** Start **

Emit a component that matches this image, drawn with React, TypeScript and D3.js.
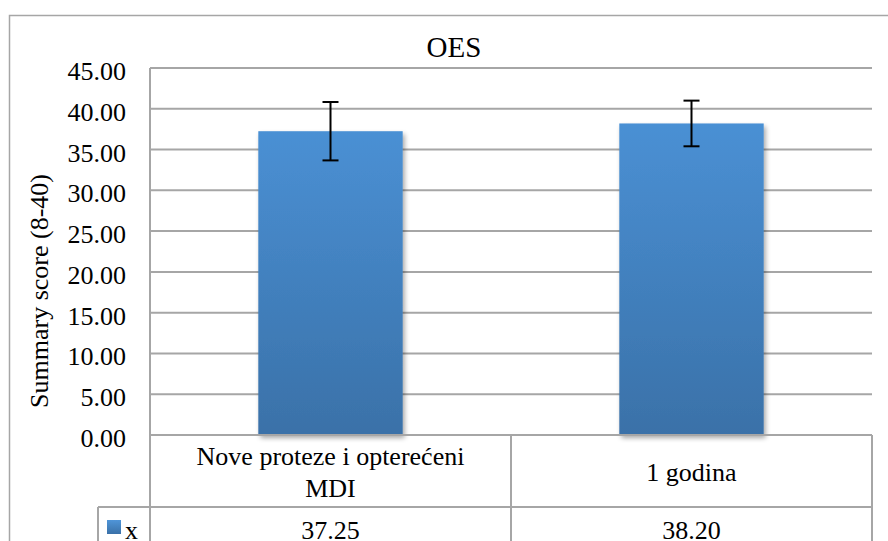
import React from "react";
import * as d3 from "d3";

const title = "OES";
const yAxisLabel = "Summary score (8-40)";
const seriesName = "x";
const categories = ["Nove proteze i opterećeni MDI", "1 godina"];
const categoryLines = [["Nove proteze i opterećeni", "MDI"], ["1 godina"]];
const values = [37.25, 38.2];
const errors = [3.58, 2.8];
const yTicks = [0, 5, 10, 15, 20, 25, 30, 35, 40, 45];

const W = 888;
const H = 541;
const FONT = "Liberation Serif";

export default function App() {
  const left = 150;
  const right = 872;
  const top = 68;
  const bottom = 435;
  const rowH = 72;

  const y = d3.scaleLinear().domain([0, 45]).range([bottom, top]);
  const x = d3.scaleBand<string>().domain(categories).range([left, right]).paddingInner(0).paddingOuter(0);
  const bw = x.bandwidth() * 0.4;
  const fmt = d3.format(".2f");
  const grid = "#a6a6a6";
  const ts = { fontFamily: FONT };

  return (
    <svg width={W} height={H} style={{ position: "absolute", left: 0, top: 0, display: "block", background: "#fff", fontFamily: FONT }}>
      <defs>
        <linearGradient id="barGrad" x1="0" y1="0" x2="0" y2="1">
          <stop offset="0" stopColor="#4a90d4" />
          <stop offset="1" stopColor="#3a71a8" />
        </linearGradient>
        <linearGradient id="legGrad" x1="0" y1="0" x2="0" y2="1">
          <stop offset="0" stopColor="#4f95d8" />
          <stop offset="1" stopColor="#3a71a8" />
        </linearGradient>
        <filter id="shadow" x="-10%" y="-10%" width="130%" height="130%">
          <feGaussianBlur in="SourceAlpha" stdDeviation="2.5" />
          <feOffset dx="2" dy="3" result="ob" />
          <feComponentTransfer>
            <feFuncA type="linear" slope="0.35" />
          </feComponentTransfer>
          <feMerge>
            <feMergeNode />
            <feMergeNode in="SourceGraphic" />
          </feMerge>
        </filter>
      </defs>

      {/* outer chart border */}
      <rect x={9.5} y={15.5} width={900} height={600} fill="none" stroke={grid} strokeWidth={1.5} />

      {/* title */}
      <text x={454} y={57} textAnchor="middle" fontSize={29} fill="#000" style={ts}>{title}</text>

      {/* gridlines */}
      {yTicks.map((t) => (
        <line key={t} x1={left} x2={right} y1={y(t)} y2={y(t)} stroke={grid} strokeWidth={2} />
      ))}

      {/* y tick labels */}
      {yTicks.map((t) => (
        <text key={"l" + t} x={126} y={y(t) + 12} textAnchor="end" fontSize={26} fill="#000" style={ts}>{fmt(t)}</text>
      ))}

      {/* y axis label */}
      <text transform={`translate(48,291) rotate(-90)`} textAnchor="middle" fontSize={26} fill="#000" style={ts}>{yAxisLabel}</text>

      {/* bars */}
      {categories.map((c, i) => {
        const cx = (x(c) as number) + x.bandwidth() / 2;
        return (
          <rect key={c} x={cx - bw / 2} y={y(values[i])} width={bw} height={bottom - y(values[i])} fill="url(#barGrad)" filter="url(#shadow)" />
        );
      })}

      {/* error bars */}
      {categories.map((c, i) => {
        const cx = (x(c) as number) + x.bandwidth() / 2;
        const hi = y(values[i] + errors[i]);
        const lo = y(values[i] - errors[i]);
        return (
          <g key={"e" + c} stroke="#000" strokeWidth={2}>
            <line x1={cx} x2={cx} y1={hi} y2={lo} />
            <line x1={cx - 8} x2={cx + 8} y1={hi} y2={hi} />
            <line x1={cx - 8} x2={cx + 8} y1={lo} y2={lo} />
          </g>
        );
      })}

      {/* data table lines */}
      <g stroke={grid} strokeWidth={2} fill="none">
        <line x1={left} x2={left} y1={top} y2={H + 5} />
        <line x1={left} x2={right} y1={bottom} y2={bottom} />
        <line x1={98} x2={right} y1={bottom + rowH} y2={bottom + rowH} />
        <line x1={98} x2={98} y1={bottom + rowH} y2={H + 5} />
        {categories.map((c) => (
          <line key={"v" + c} x1={(x(c) as number) + x.bandwidth()} x2={(x(c) as number) + x.bandwidth()} y1={bottom} y2={H + 5} />
        ))}
      </g>

      {/* category labels */}
      {categories.map((c, i) => {
        const cx = (x(c) as number) + x.bandwidth() / 2;
        const lines = categoryLines[i];
        const lh = 32;
        const base = bottom + rowH / 2 + 10 - ((lines.length - 1) * lh) / 2;
        return (
          <text key={"c" + c} textAnchor="middle" fontSize={26} fill="#000" style={ts}>
            {lines.map((ln, k) => (
              <tspan key={k} x={cx} y={base + k * lh}>{ln}</tspan>
            ))}
          </text>
        );
      })}

      {/* legend cell */}
      <rect x={107} y={520} width={14} height={14} fill="url(#legGrad)" />
      <text x={125} y={539} fontSize={26} fill="#000" style={ts}>{seriesName}</text>

      {/* values row */}
      {categories.map((c, i) => {
        const cx = (x(c) as number) + x.bandwidth() / 2;
        return (
          <text key={"v" + c} x={cx} y={539} textAnchor="middle" fontSize={26} fill="#000" style={ts}>{fmt(values[i])}</text>
        );
      })}
    </svg>
  );
}
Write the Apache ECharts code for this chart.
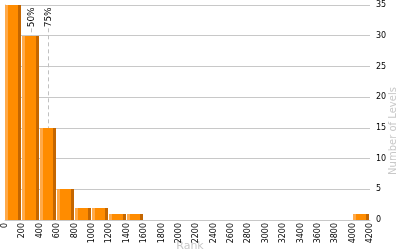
<!DOCTYPE html>
<html>
<head>
<meta charset="utf-8">
<script src="https://cdn.jsdelivr.net/npm/echarts@6/dist/echarts.min.js"></script>
<style>
html,body{margin:0;padding:0;background:#fff;}
#chart{width:400px;height:250px;}
</style>
</head>
<body>
<div id="chart"></div>
<script>
// Histogram bins (Rank ranges) and their counts
var binStarts = [0, 200, 400, 600, 800, 1000, 1200, 1400, 4000];
var binEnds = [200, 400, 600, 800, 1000, 1200, 1400, 1600, 4200];
var levelCounts = [35, 30, 15, 5, 2, 2, 1, 1, 1];
// Percentile markers
var percentileLabels = ['50%', '75%'];
var percentileRanks = [300, 500];
var percentileTop = 31.2;
// Axis ticks
var xTicks = [0, 4200, 200];   // min, max, step
var yTicks = [0, 35, 5];

var barData = binStarts.map(function (s, i) { return [s, binEnds[i], levelCounts[i]]; });
var pctData = percentileRanks.map(function (r, i) { return [r, percentileTop, percentileLabels[i]]; });

var chart = echarts.init(document.getElementById('chart'), null, {renderer: 'canvas'});
chart.setOption({
  animation: false,
  grid: {left: 5, right: 30, top: 5, bottom: 30},
  xAxis: {
    type: 'value', min: xTicks[0], max: xTicks[1], interval: xTicks[2],
    axisLine: {show: true, lineStyle: {color: '#c8c8c8', width: 1}},
    axisTick: {show: false},
    splitLine: {show: false},
    axisLabel: {rotate: 90, margin: 3, fontSize: 8, color: '#000', fontFamily: 'DejaVu Sans',
      showMinLabel: true, showMaxLabel: true, hideOverlap: false,
      formatter: function (v) { return String(v); }}
  },
  yAxis: {
    type: 'value', position: 'right', min: yTicks[0], max: yTicks[1], interval: yTicks[2],
    axisLine: {show: true, lineStyle: {color: '#c0c0c0', width: 1}},
    axisTick: {show: false},
    splitLine: {show: true, lineStyle: {color: '#c8c8c8', width: 1}},
    axisLabel: {margin: 6, fontSize: 8, color: '#000', fontFamily: 'DejaVu Sans'}
  },
  graphic: [
    {type: 'text', x: 393, y: 131, rotation: Math.PI / 2,
      style: {text: 'Number of Levels', fill: '#c8c8c8', font: '10px "DejaVu Sans"', align: 'center', verticalAlign: 'middle'}},
    {type: 'text', x: 190, y: 241,
      style: {text: 'Rank', fill: '#c8c8c8', font: '11px "DejaVu Sans"', align: 'center', verticalAlign: 'top'}}
  ],
  series: [
    {
      type: 'custom', z: 1,
      data: pctData,
      renderItem: function (params, api) {
        var top = api.coord([api.value(0), api.value(1)]);
        var bot = api.coord([api.value(0), 0]);
        var x = Math.round(top[0]) + 0.5;
        return {
          type: 'group',
          children: [
            {type: 'line', shape: {x1: x, y1: top[1], x2: x, y2: bot[1]},
              style: {stroke: '#c0c0c0', lineWidth: 1, lineDash: [4, 3]}},
            {type: 'text', x: x, y: top[1] - 1, rotation: Math.PI / 2,
              style: {text: api.value(2), fill: '#000', font: '9px "DejaVu Sans"', align: 'left', verticalAlign: 'middle'}}
          ]
        };
      }
    },
    {
      type: 'custom', z: 2,
      data: barData,
      renderItem: function (params, api) {
        var s = api.coord([api.value(0), api.value(2)]);
        var e = api.coord([api.value(1), 0]);
        var x0 = Math.round(s[0]);
        var x1 = Math.round(e[0]) - 1;
        var y0 = Math.round(s[1]);
        var y1 = Math.round(e[1]);
        return {
          type: 'rect',
          shape: {x: x0, y: y0, width: x1 - x0, height: y1 - y0},
          style: {
            fill: new echarts.graphic.LinearGradient(0, 0, 1, 0, [
              {offset: 0, color: '#ffaa4a'}, {offset: 0.2, color: '#ffaa4a'},
              {offset: 0.2, color: '#ff8c00'}, {offset: 0.81, color: '#ff8c00'},
              {offset: 0.81, color: '#c46600'}, {offset: 1, color: '#c46600'}
            ])
          }
        };
      }
    }
  ]
});
</script>
</body>
</html>
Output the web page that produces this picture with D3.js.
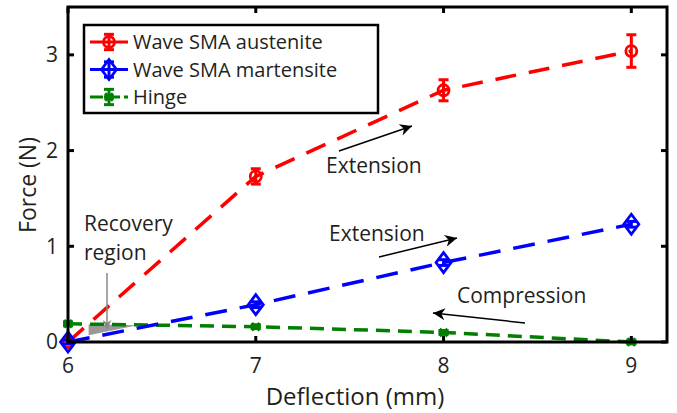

** End **

Problem to solve: Restate word for word only the lines from where the entries begin through the one with "import * as"; omit the pictures.

Finished answer:
Emit a component that matches this image, drawn with React, TypeScript and D3.js.
import React from "react";
import * as d3 from "d3";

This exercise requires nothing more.